During interviews and discussions many participants raised questions about how culture, norms and Western meanings of terms like autonomy, independence and oppression had become the standard for how VAWG interventions were framed. For example, norms programming was often primarily about “fighting bad social norms” with the implication that “everything cultural is bad… every norm is negative and has to be challenged” (SSA, woman, FGD 2, P1).
Additionally, participants across most regions discussed how notions of women’s autonomy and empowerment were sometimes positioned without the understanding of poverty as a structural force: “[W]e’re selling them a dream and a vision, but nothing else is caught up in terms of structures and systems” (Multi-region, woman, FGD 8, P8). The idea of women’s empowerment was mentioned by participants in LAC as “very paternalistic” (LAC, woman, FGD 5, P6).

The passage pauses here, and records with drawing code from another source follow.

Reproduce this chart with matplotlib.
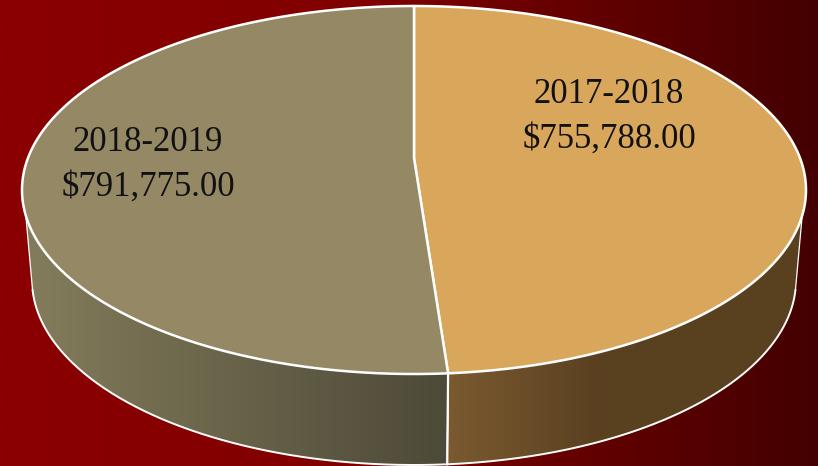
import numpy as np
import matplotlib
matplotlib.use("Agg")
import matplotlib.pyplot as plt
from matplotlib.colors import LinearSegmentedColormap
from matplotlib.patches import Polygon

periods = ["2017-2018", "2018-2019"]
amounts = [755788.00, 791775.00]
top_colors = ["#D9A75C", "#948865"]

W, H = 818, 466
CX = 414
TOP = dict(cy=190, rx=392, ry=184)
BOT = dict(cy=280, rx=382, ry=185)
HUB_Y = 158
h = (HUB_Y - TOP["cy"]) / TOP["ry"]

fig = plt.figure(figsize=(W / 100, H / 100), dpi=100)
ax = fig.add_axes([0, 0, 1, 1])
ax.set_xlim(0, W)
ax.set_ylim(H, 0)
ax.axis("off")


def gradient(stops, zorder, clip=None):
    cmap = LinearSegmentedColormap.from_list("g", stops)
    im = ax.imshow(np.linspace(0, 1, 818)[None, :], extent=(0, W, H, 0), aspect="auto",
                   cmap=cmap, zorder=zorder, interpolation="bilinear")
    if clip is not None:
        im.set_clip_path(clip)
    return im


def perspective(theta):
    """True pie angle (deg, clockwise from top) -> rim parameter in the picture."""
    t = np.radians(theta)
    X, Y = np.sin(t), -np.cos(t)
    d = 1 + h * Y
    return np.degrees(np.arctan2(X * np.sqrt(1 - h * h) / d, -(Y + h) / d)) % 360


def rim(t, e):
    r = np.radians(t)
    return np.column_stack([CX + e["rx"] * np.sin(r), e["cy"] - e["ry"] * np.cos(r)])


gradient([(0, "#8B0000"), (0.45, "#800000"), (1, "#440000")], 0)

frac = np.array(amounts) / sum(amounts)
split = perspective(360 * frac[0])

# side walls: (top arc start/end, bottom arc start/end, horizontal colour stops)
side_spec = [
    (98, split, 93, split,
     [(0, "#7B5A30"), (448 / W, "#7B5A30"), (600 / W, "#5A4020"), (1, "#59401F")]),
    (split, 262, split, 267,
     [(0, "#837C5C"), (30 / W, "#837C5C"), (170 / W, "#706A4E"), (445 / W, "#4E4A39"), (1, "#4E4A39")]),
]
for a_top, b_top, a_bot, b_bot, stops in side_spec:
    up = rim(np.linspace(a_top, b_top, 200), TOP)
    lo = rim(np.linspace(a_bot, b_bot, 200), BOT)
    poly = Polygon(np.vstack([up, lo[::-1]]), closed=True, facecolor="none",
                   edgecolor="none", transform=ax.transData)
    ax.add_patch(poly)
    gradient(stops, 1, clip=poly)
    ax.plot(lo[:, 0], lo[:, 1], color="white", lw=1.4, zorder=2, solid_capstyle="round")
    ax.plot([up[0, 0], lo[0, 0]], [up[0, 1], lo[0, 1]], color="white", lw=0.9, zorder=2)
    ax.plot([up[-1, 0], lo[-1, 0]], [up[-1, 1], lo[-1, 1]], color="white", lw=0.9, zorder=2)

# split line on the wall is heavier
s_up, s_lo = rim(np.array([split]), TOP)[0], rim(np.array([split]), BOT)[0]
ax.plot([s_up[0], s_lo[0]], [s_up[1], s_lo[1]], color="white", lw=1.6, zorder=2)

# top face, wedges built from the data
ranges = [(0, split), (split, 360)]
for (a, b), col in zip(ranges, top_colors):
    arc = rim(np.linspace(a, b, 400), TOP)
    ax.add_patch(Polygon(np.vstack([[CX, HUB_Y], arc]), closed=True, facecolor=col,
                         edgecolor="white", lw=1.8, joinstyle="round", zorder=3))

label_pos = [(609, 103, 148), (148, 151, 196)]
for p, v, (x, y1, y2) in zip(periods, amounts, label_pos):
    for s, y in ((p, y1), (f"${v:,.2f}", y2)):
        ax.text(x, y, s, ha="center", va="baseline", fontsize=25,
                family="Liberation Serif", color="#111111", zorder=4)

fig.savefig("out.png", dpi=100)
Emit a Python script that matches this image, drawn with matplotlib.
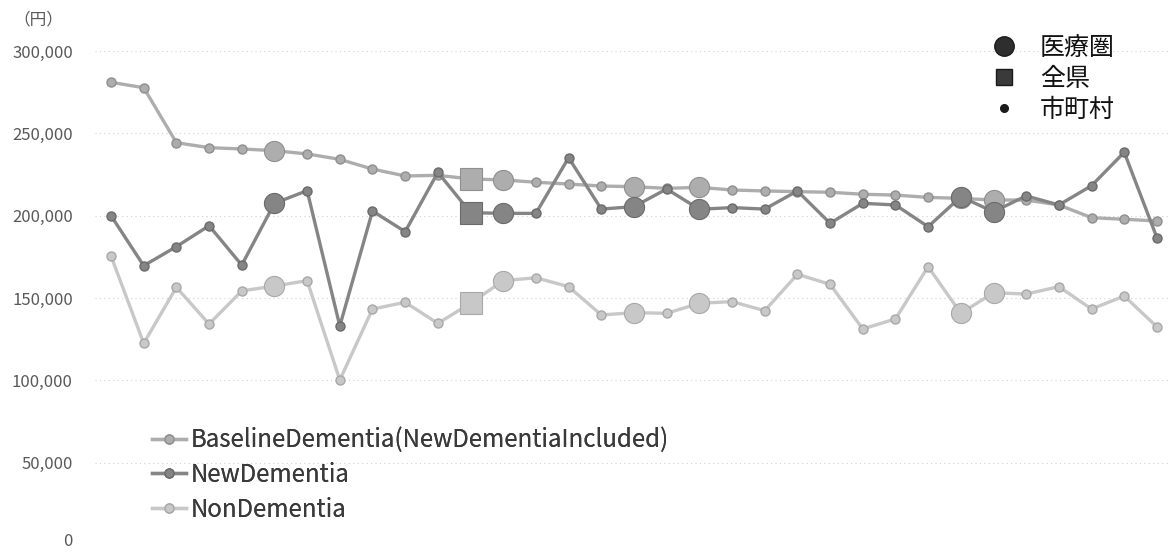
import matplotlib
matplotlib.use("Agg")
import matplotlib.pyplot as plt
from matplotlib.lines import Line2D
from matplotlib.transforms import ScaledTranslation
import numpy as np

plt.rcParams['font.family'] = ['Noto Sans CJK JP', 'DejaVu Sans']

# Average cost (yen) per municipality, ordered along the x axis
baseline = [281000, 277700, 244300, 241300, 240500, 239500, 237500, 234200, 228300, 224100,
            224500, 222300, 221700, 220300, 219200, 218000, 217600, 216600, 217200, 215600,
            215000, 214600, 214200, 213000, 212500, 211100, 210500, 209500, 209500, 206500,
            198800, 197800, 196800]
new_dementia = [200000, 169600, 181200, 193900, 170000, 207500, 215200, 133000, 202800, 190300,
                226300, 201800, 201400, 201400, 235200, 204000, 205500, 216200, 203900, 204900,
                204000, 215000, 195400, 207500, 206500, 193300, 211500, 202400, 212000, 206500,
                218200, 238500, 186600]
non_dementia = [175500, 122500, 156500, 134200, 154300, 157300, 160500, 100200, 143300, 147400,
                134600, 146800, 160500, 162300, 156900, 139700, 141100, 140700, 146800, 147800,
                142300, 164400, 158300, 131200, 137300, 169000, 140700, 153200, 152400, 156900,
                143300, 151200, 132500]

# Administrative level of each point: 市町村 (municipality), 医療圏 (medical area), 全県 (prefecture)
levels = (['市町村'] * 5 + ['医療圏'] + ['市町村'] * 5 + ['全県', '医療圏'] + ['市町村'] * 3
          + ['医療圏', '市町村', '医療圏'] + ['市町村'] * 7 + ['医療圏', '医療圏'] + ['市町村'] * 5)

series_names = ['BaselineDementia(NewDementiaIncluded)', 'NewDementia', 'NonDementia']
y_ticks = [0, 50000, 100000, 150000, 200000, 250000, 300000]
level_labels = ['医療圏', '全県', '市町村']

colors = {'BaselineDementia(NewDementiaIncluded)': '#adadad',
          'NewDementia': '#858585',
          'NonDementia': '#c8c8c8'}
edges = {'BaselineDementia(NewDementiaIncluded)': '#8f8f8f',
         'NewDementia': '#6a6a6a',
         'NonDementia': '#a8a8a8'}

W, H = 1170, 552
fig = plt.figure(figsize=(W / 100, H / 100), dpi=100)
ax = fig.add_axes([95 / W, (H - 545) / H, (1170 - 95) / W, (545 - 51) / H])

x = np.arange(len(baseline))
lv = np.array(levels)
data = {'BaselineDementia(NewDementiaIncluded)': np.array(baseline),
        'NonDementia': np.array(non_dementia),
        'NewDementia': np.array(new_dementia)}

handles = {}
for z, (name, vals) in enumerate(data.items()):
    c, e = colors[name], edges[name]
    h, = ax.plot(x, vals, color=c, lw=2.4, marker='o', ms=6.5, mfc=c, mec=e, mew=1.0,
                 zorder=3 + z * 2, clip_on=False, label=name)
    handles[name] = h
    m = lv == '医療圏'
    ax.plot(x[m], vals[m], ls='none', marker='o', ms=14.5, mfc=c, mec=e, mew=0.8,
            zorder=4 + z * 2, clip_on=False)
    m = lv == '全県'
    ax.plot(x[m], vals[m], ls='none', marker='s', ms=15.5, mfc=c, mec=e, mew=0.8,
            zorder=4 + z * 2, clip_on=False)

ax.set_xlim(-0.49, 32.4)
ax.set_ylim(0, 300000)
ax.set_yticks(y_ticks)
ax.set_yticklabels([f'{v:,}' for v in y_ticks])
ax.tick_params(axis='y', length=0, pad=16, labelsize=12, labelcolor='#595959')
ax.tick_params(axis='x', length=0, labelbottom=False)
for s in ax.spines.values():
    s.set_visible(False)
ax.grid(axis='y', color='#d0d0d0', lw=0.8, ls=(0, (1, 3)))
ax.set_axisbelow(True)

# keep the bottom "0" label inside the canvas
zero_lbl = ax.get_yticklabels()[0]
zero_lbl.set_transform(zero_lbl.get_transform()
                       + ScaledTranslation(0, 5 / 100, fig.dpi_scale_trans))

fig.text(38 / W, 1 - 20 / H, '（円）', ha='center', va='center', fontsize=12, color='#595959')

# Series legend, lower left inside the plot
leg1 = ax.legend([handles[n] for n in series_names], series_names,
                 loc='upper left', bbox_to_anchor=((152 - 95) / 1075, (545 - 427) / (545 - 51)),
                 frameon=False, fontsize=17.3, handlelength=1.4, handletextpad=0.2,
                 labelspacing=0.37, borderpad=0, borderaxespad=0)
for t in leg1.get_texts():
    t.set_color('#3a3a3a')
ax.add_artist(leg1)

# Level legend, upper right
lvl_handles = [Line2D([], [], ls='none', marker='o', ms=14, mfc='#2e2e2e', mec='#1a1a1a'),
               Line2D([], [], ls='none', marker='s', ms=11, mfc='#3a3a3a', mec='#1a1a1a'),
               Line2D([], [], ls='none', marker='o', ms=5.5, mfc='#1a1a1a', mec='#1a1a1a')]
leg2 = fig.legend(lvl_handles, level_labels, loc='upper left',
                  bbox_to_anchor=(990 / W, 1 - 35 / H), frameon=False, fontsize=18,
                  handlelength=1.1, handletextpad=0.9, labelspacing=0.2,
                  borderpad=0, borderaxespad=0)
for t in leg2.get_texts():
    t.set_color('#111111')

fig.savefig('out.png', dpi=100, facecolor='white')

The Western notion of individual independence being equated to economic independence was also critiqued by a woman working in SSA as being framed as being about “making money,” while “being a homemaker” was perceived negatively despite often being important culturally (SSA, woman, interview 6).
Northern notions of well-being also reportedly shaped VAWG interventions and conceptualisations: “[W]hat women/girls need to live well comes from the North” (LAC, FGD 5, Jamboard), highlighting the need to base programming on conceptualisations of VAWG and needs that are articulated by those working in settings where programmes/research is occurring. For example, “Western” approaches to counselling as a response to violence was mentioned as not always suitable. In contrast, one participant suggested “local” responses to VAWG were “presumed not to be effective” (LAC, FGD 5, Jamboard). Some participants highlighted that the perspectives of those living in settings where programmes/research occurs were neglected, drawing attention also to how VAWG survivors’ perspectives were also not reflected in how VAWG is understood; the latter of which came out particularly from those working in low- and middle-income countries (LMICs).
3.3.2. Strategies to decolonise the field of VAWG.
3.3.2.1. Overarching strategies. Participants across all regions consistently discussed two overarching strategies for decolonising funding, programming and research in the VAWG field. The first was carefully clarifying what decolonising might mean for the field:
“[W]hat do we mean by decolonising? […] What are we decolonising? Is it the entire system of oppression? […] [O]r are we just trying to change [a] little bit here and there to make it look like, okay, […] we are more inclusive […] [If] we are saying that we want to take the entire White supremacy out of the entire system. Right? Is it possible?” (Asia, woman, interview 8)
This need to clarify what is meant by decolonisation was linked to perceptions of how the term has been used as a buzzword in the sector; and a view that explaining what decolonising actually involved would ensure that it was used meaningfully.
The second strategy identified by many participants across all regions was for all actors to intentionally reflect on their own positionality, and be prepared to relinquish power and privilege. For many participants this was about questioning motives and intentions for engaging in the VAWG space: “[A]s a privileged person, I really need to also push myself to see what I’m doing in this space. What’s my intention? What do I want?” (Asia, woman, interview 8).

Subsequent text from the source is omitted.